It's only fair to share…

A few weeks ago I wrote about screening for preschoolers. This touched a nerve as it has had the most comments of any blog I have written. The notion of “screening” children to determine their “fitness” for school together with the proposed “emotional wellness checks” for three year olds has the potential to do considerable harm to children who may be “diagnosed” with “conditions” they do not actually have.

There is another screening and intervention program, which sounds warm and fuzzy but will also do far more harm than good. This is the proposal for early intervention in teenagers to prevent psychosis which is being promoted by certain psychiatrists like Patrick McGorry who seem to have the ear of government.

Sounds lovely until you realize the fundamental flaw is that we do not have the capacity to determine which behaviours are pointers to psychosis and that there is NO evidence that so called “early intervention” actually achieves anything.

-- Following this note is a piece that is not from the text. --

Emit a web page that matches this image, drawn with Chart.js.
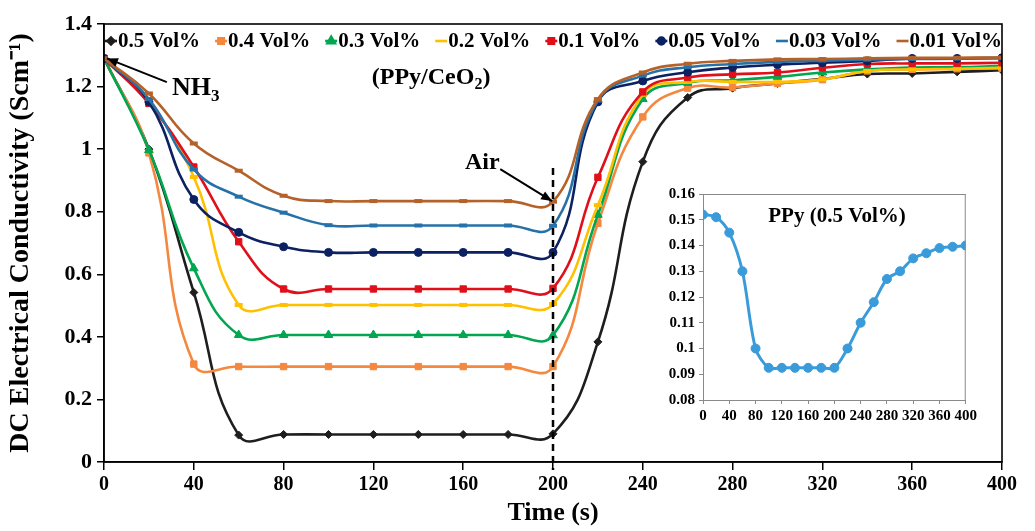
<!DOCTYPE html>
<html><head><meta charset="utf-8">
<script src="https://cdn.jsdelivr.net/npm/chart.js@4.4.1/dist/chart.umd.min.js"></script>
<style>
html,body{margin:0;padding:0;background:#fff;}
#wrap{position:relative;width:1035px;height:531px;overflow:hidden;}
#main{position:absolute;left:0;top:0;}
#inset{position:absolute;left:650px;top:180px;}
</style></head><body>
<div id="wrap"><canvas id="main" width="1035" height="531"></canvas><canvas id="inset" width="330" height="250"></canvas></div>
<script>
// ---------- data ----------
const time = [0,20,40,60,80,100,120,140,160,180,200,220,240,260,280,300,320,340,360,380,400];
const seriesLabels = ['0.5 Vol%','0.4 Vol%','0.3 Vol%','0.2 Vol%','0.1 Vol%','0.05 Vol%','0.03 Vol%','0.01 Vol%'];
const s05  = [1.29,1.00,0.542,0.086,0.088,0.088,0.088,0.088,0.088,0.088,0.090,0.384,0.960,1.165,1.195,1.210,1.225,1.240,1.242,1.247,1.252];
const s04  = [1.29,0.988,0.313,0.305,0.305,0.305,0.305,0.305,0.305,0.305,0.305,0.763,1.103,1.195,1.197,1.210,1.222,1.250,1.255,1.257,1.258];
const s03  = [1.29,0.997,0.619,0.406,0.406,0.406,0.406,0.406,0.406,0.406,0.405,0.790,1.160,1.212,1.220,1.231,1.245,1.255,1.261,1.262,1.266];
const s02  = [1.29,1.150,0.911,0.502,0.502,0.502,0.502,0.502,0.502,0.502,0.505,0.821,1.174,1.215,1.215,1.215,1.223,1.250,1.255,1.257,1.260];
const s01  = [1.29,1.146,0.943,0.704,0.553,0.553,0.553,0.553,0.553,0.553,0.555,0.910,1.183,1.229,1.239,1.245,1.260,1.272,1.274,1.274,1.276];
const s005 = [1.29,1.151,0.839,0.734,0.688,0.670,0.670,0.670,0.670,0.670,0.670,1.151,1.218,1.246,1.261,1.270,1.276,1.282,1.290,1.290,1.292];
const s003 = [1.29,1.160,0.935,0.848,0.797,0.757,0.756,0.756,0.756,0.756,0.755,1.155,1.235,1.262,1.272,1.279,1.283,1.286,1.288,1.289,1.290];
const s001 = [1.29,1.178,1.018,0.931,0.851,0.834,0.834,0.834,0.834,0.834,0.832,1.160,1.245,1.273,1.282,1.287,1.288,1.290,1.292,1.292,1.293];
const xTicks = [0,40,80,120,160,200,240,280,320,360,400];
const yTicks = [0,0.2,0.4,0.6,0.8,1,1.2,1.4];

const insetTime = [0,20,40,60,80,100,120,140,160,180,200,220,240,260,280,300,320,340,360,380,400];
const ppy = [0.152,0.151,0.145,0.130,0.100,0.0925,0.0925,0.0925,0.0925,0.0925,0.0925,0.100,0.110,0.118,0.127,0.130,0.135,0.137,0.139,0.1395,0.140];
const insetXTicks = [0,40,80,120,160,200,240,280,320,360,400];
const insetYTicks = [0.08,0.09,0.10,0.11,0.12,0.13,0.14,0.15,0.16];
const insetTitle = 'PPy (0.5 Vol%)';

// ---------- styles ----------
const FF = "'Liberation Serif','Times New Roman',serif";
Chart.defaults.font.family = FF;
Chart.defaults.font.weight = 'bold';
Chart.defaults.color = '#000';

const allSeries = [s05,s04,s03,s02,s01,s005,s003,s001];
const colors = ['#1e1e1e','#F4883F','#00A650','#FFC000','#E0101B','#0B2161','#2672A8','#B5622A'];
const pStyles = ['rectRot','rect','triangle','line','rect','circle','line','line'];
const pRadius = [4,4.5,5,4,4.5,4,4,4];
const pBorder = [1,1,1,4,1,1,4,4];

const datasets = allSeries.map((arr,i)=>({
  label: seriesLabels[i],
  data: arr.map((v,j)=>({x:time[j], y:v})),
  borderColor: colors[i],
  backgroundColor: colors[i],
  pointBackgroundColor: colors[i],
  pointBorderColor: colors[i],
  pointStyle: pStyles[i],
  pointRadius: pRadius[i],
  pointBorderWidth: pBorder[i],
  borderWidth: 2.6,
  tension: 0.45,
  order: allSeries.length - i
}));

function arrow(ctx,x1,y1,x2,y2){
  ctx.beginPath(); ctx.moveTo(x1,y1); ctx.lineTo(x2,y2); ctx.stroke();
  const ang = Math.atan2(y2-y1,x2-x1), L=11, W=4.5;
  ctx.beginPath();
  ctx.moveTo(x2,y2);
  ctx.lineTo(x2-L*Math.cos(ang)+W*Math.sin(ang), y2-L*Math.sin(ang)-W*Math.cos(ang));
  ctx.lineTo(x2-L*Math.cos(ang)-W*Math.sin(ang), y2-L*Math.sin(ang)+W*Math.cos(ang));
  ctx.closePath(); ctx.fill();
}

const framePlugin = {
  id:'frameAnno',
  afterDatasetsDraw(chart){
    const ctx = chart.ctx, a = chart.chartArea, xs = chart.scales.x, ys = chart.scales.y;
    ctx.save();
    // dashed line at Air injection
    ctx.strokeStyle='#000'; ctx.lineWidth=2.5; ctx.setLineDash([7,5]);
    const xd = xs.getPixelForValue(200);
    ctx.beginPath(); ctx.moveTo(xd, ys.getPixelForValue(0.94)); ctx.lineTo(xd, a.bottom+8); ctx.stroke();
    ctx.setLineDash([]);
    // frame
    ctx.lineWidth=1.6; ctx.strokeRect(a.left,a.top,a.right-a.left,a.bottom-a.top);
    // arrows
    ctx.fillStyle='#000'; ctx.lineWidth=2;
    arrow(ctx, xs.getPixelForValue(28), ys.getPixelForValue(1.214), xs.getPixelForValue(1.3), ys.getPixelForValue(1.29));
    arrow(ctx, xs.getPixelForValue(176.5), ys.getPixelForValue(0.936), xs.getPixelForValue(199.6), ys.getPixelForValue(0.834));
    // NH3
    ctx.textBaseline='alphabetic'; ctx.textAlign='left';
    let x = xs.getPixelForValue(30.3), y = ys.getPixelForValue(1.172);
    ctx.font = 'bold 26px '+FF; ctx.fillText('NH', x, y);
    let w = ctx.measureText('NH').width;
    ctx.font = 'bold 17px '+FF; ctx.fillText('3', x+w, y+6);
    // (PPy/CeO2)
    ctx.font = 'bold 24px '+FF;
    const p1='(PPy/CeO', p3=')';
    const w1 = ctx.measureText(p1).width, w3 = ctx.measureText(p3).width;
    ctx.font = 'bold 16px '+FF; const w2 = ctx.measureText('2').width;
    const cx = xs.getPixelForValue(145.7), by = ys.getPixelForValue(1.208);
    let sx = cx - (w1+w2+w3)/2;
    ctx.font = 'bold 24px '+FF; ctx.fillText(p1, sx, by);
    ctx.font = 'bold 16px '+FF; ctx.fillText('2', sx+w1, by+5);
    ctx.font = 'bold 24px '+FF; ctx.fillText(p3, sx+w1+w2, by);
    // Air
    ctx.font = 'bold 24px '+FF;
    ctx.fillText('Air', xs.getPixelForValue(160.8), ys.getPixelForValue(0.936));
    // legend
    ctx.font = 'bold 21px '+FF; ctx.textBaseline='middle';
    let lx = a.left+1; const ly = a.top+17;
    chart.data.datasets.forEach(ds=>{
      ctx.strokeStyle = ds.borderColor; ctx.fillStyle = ds.borderColor; ctx.lineWidth = 2.6;
      ctx.beginPath(); ctx.moveTo(lx,ly); ctx.lineTo(lx+12,ly); ctx.stroke();
      if (ds.pointStyle !== 'line') {
        Chart.helpers.drawPoint(ctx,{pointStyle:ds.pointStyle,radius:ds.pointRadius*0.85,rotation:0,borderWidth:1},lx+6,ly);
      }
      ctx.fillStyle='#000';
      ctx.fillText(ds.label, lx+13, ly+1);
      lx += 13 + ctx.measureText(ds.label).width + 15;
    });
    ctx.restore();
  }
};

new Chart(document.getElementById('main'), {
  type:'line',
  data:{datasets},
  options:{
    responsive:false, animation:false, devicePixelRatio:1,
    layout:{padding:{left:0,right:33,top:24,bottom:0}},
    plugins:{legend:{display:false}, tooltip:{enabled:false}},
    scales:{
      x:{type:'linear', min:0, max:400,
        afterBuildTicks(s){ s.ticks = xTicks.map(v=>({value:v})); },
        ticks:{autoSkip:false, maxRotation:0, font:{size:20,weight:'bold'}, color:'#000', padding:3},
        grid:{display:true, drawOnChartArea:false, drawTicks:true, tickLength:8, color:'#000', lineWidth:1.5},
        border:{display:true, color:'#000', width:1.6},
        title:{display:true, text:'Time (s)', font:{size:26,weight:'bold'}, color:'#000', padding:{top:0,bottom:2}},
        afterFit(s){ s.height = 69; }
      },
      y:{min:0, max:1.4,
        afterBuildTicks(s){ s.ticks = yTicks.map(v=>({value:v})); },
        ticks:{callback:v=>String(+(+v).toFixed(1)), font:{size:22,weight:'bold'}, color:'#000', padding:5},
        grid:{display:true, drawOnChartArea:false, drawTicks:true, tickLength:7, color:'#000', lineWidth:1.5},
        border:{display:true, color:'#000', width:1.6},
        title:{display:true, text:'DC Electrical Conductivity (Scm\u207B\u00B9)', font:{size:28,weight:'bold'}, color:'#000', padding:{top:4,bottom:0}},
        afterFit(s){ s.width = 104; }
      }
    }
  },
  plugins:[framePlugin]
});

// ---------- inset ----------
const insetPlugin = {
  id:'insetFrame',
  afterDatasetsDraw(chart){
    const ctx = chart.ctx, a = chart.chartArea, xs = chart.scales.x, ys = chart.scales.y;
    ctx.save();
    ctx.strokeStyle='#8a8a8a'; ctx.lineWidth=1;
    ctx.beginPath();
    ctx.moveTo(a.left, a.top+0.5); ctx.lineTo(a.right, a.top+0.5);
    ctx.moveTo(a.right-0.5, a.top); ctx.lineTo(a.right-0.5, a.bottom);
    ctx.stroke();
    ctx.fillStyle='#000'; ctx.font='bold 21px '+FF; ctx.textAlign='center'; ctx.textBaseline='alphabetic';
    ctx.fillText(insetTitle, xs.getPixelForValue(204), ys.getPixelForValue(0.149));
    ctx.restore();
  }
};

new Chart(document.getElementById('inset'), {
  type:'line',
  data:{datasets:[{
    label: insetTitle,
    data: ppy.map((v,j)=>({x:insetTime[j], y:v})),
    borderColor:'#3A9BDA', backgroundColor:'#3A9BDA',
    pointBackgroundColor:'#3A9BDA', pointBorderColor:'#3A9BDA',
    pointRadius:4.5, pointBorderWidth:1, borderWidth:3, tension:0.3
  }]},
  options:{
    responsive:false, animation:false, devicePixelRatio:1,
    layout:{padding:{left:0,right:12,top:14,bottom:0}},
    plugins:{legend:{display:false}, tooltip:{enabled:false}},
    scales:{
      x:{type:'linear', min:0, max:400,
        afterBuildTicks(s){ s.ticks = insetXTicks.map(v=>({value:v})); },
        ticks:{autoSkip:false, maxRotation:0, font:{size:15,weight:'bold'}, color:'#000', padding:3},
        grid:{display:true, drawOnChartArea:false, drawTicks:true, tickLength:4, color:'#8a8a8a', lineWidth:1},
        border:{display:true, color:'#8a8a8a', width:1},
        afterFit(s){ s.height = 30; }
      },
      y:{min:0.08, max:0.16,
        afterBuildTicks(s){ s.ticks = insetYTicks.map(v=>({value:v})); },
        ticks:{callback:v=>String(+(+v).toFixed(2)), font:{size:15,weight:'bold'}, color:'#000', padding:4},
        grid:{display:true, drawOnChartArea:false, drawTicks:true, tickLength:4, color:'#8a8a8a', lineWidth:1},
        border:{display:true, color:'#8a8a8a', width:1},
        afterFit(s){ s.width = 53; }
      }
    }
  },
  plugins:[insetPlugin]
});
</script>
</body></html>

More to the point there are no specific behaviours that can be identified in people “at risk” of psychosis that might not be found in other people. The false positive rate could be as high as 90%. In other words nine out of ten people who receive “early intervention” which may include being prescribed potent antipsychotic medication will not need it, as they are NOT at risk. The harm done from prescribing these drugs to teenagers is not insignificant. Yet far worse is the labeling of healthy teenagers as having a disorder.

Just imagine the effect on an impressionable teen of a professor telling them they have a disease, which will be lifelong, and that they need medication. How will that affect the teenager’s view of self? And who is going to unravel the mess and tell them it was all a mistake – sorry!

According to Allen Francis M.D. who chaired the DSM-IV task force this is a “reckless experiment”.  Writing on Psychology Today he describes McGorry as …”a false prophet whose visions are offered at least a few decades before their time. Australia, led astray by his impractical hopes, is about to embark on a vast and untried public health experiment that will almost surely cause more harm to its children than it prevents.”

Some $400 million has been allocated to the project over the next five years to roll out Early Intervention Prevention and Intervention Centres. As Allen Francis points out there are a number of steps, which need to be taken before any such program could commence. This includes developing a reliable definition of psychosis risk, using it in ways that has an acceptable false positive rate and demonstrating that the interventions are indeed effective!

Sounds obvious, but not to the government, or the program’s supporters.

A trial of use of antipsychotic medication in children as young as 15 was aborted due to ethical concerns. The trial was to see whether use of drugs like Seroquel (whose manufacturer settled a suit in the USA for A$623 million for failing to warn the drug may cause diabetes) would prevent psychoses like schizophrenia in 15 to 40 year olds. The ethical concern was that children who had not even been diagnosed with a psychiatric illness would be exposed to drugs with significant side effects.

The well-respected Cochrane collaboration found no evidence that early intervention could prevent psychosis.

Francis concludes “McGorry’s intentions are clearly noble, but so were Don Quixote’s. The kindly knight’s delusional good intentions and misguided interventions wreaked havoc and confusion at every turn. Sad to say, Australia’s well-intended impulse to protect its children will paradoxically put them at greater risk. Let’s applaud McGorry’s vision but not blindly follow him down an unknown path fraught with dangers.”

Teens are seen as an “untapped” section of the medical marketplace because by and large they are healthy. The pharmaceutical industry sees market potential as we see above and so do device makers as is witnessed by a push to do lap band surgery in teenagers.

Meanwhile simple things are ignored. Teenagers who get enough sleep are less likely to crash their car or be involved in bullying. Teenagers who talk to their fathers about things that matter to them are less likely to smoke.

Sleep and talk are “interventions” that do not cost millions of dollars and do not have side effects. They also do not come with research dollars for promoters or lucrative government contracts.

Our teenagers need our love, support and guidance. They do not need to be part of an experiment in which they are given potent psychoactive medications and labeled as having a disease, which they do not have.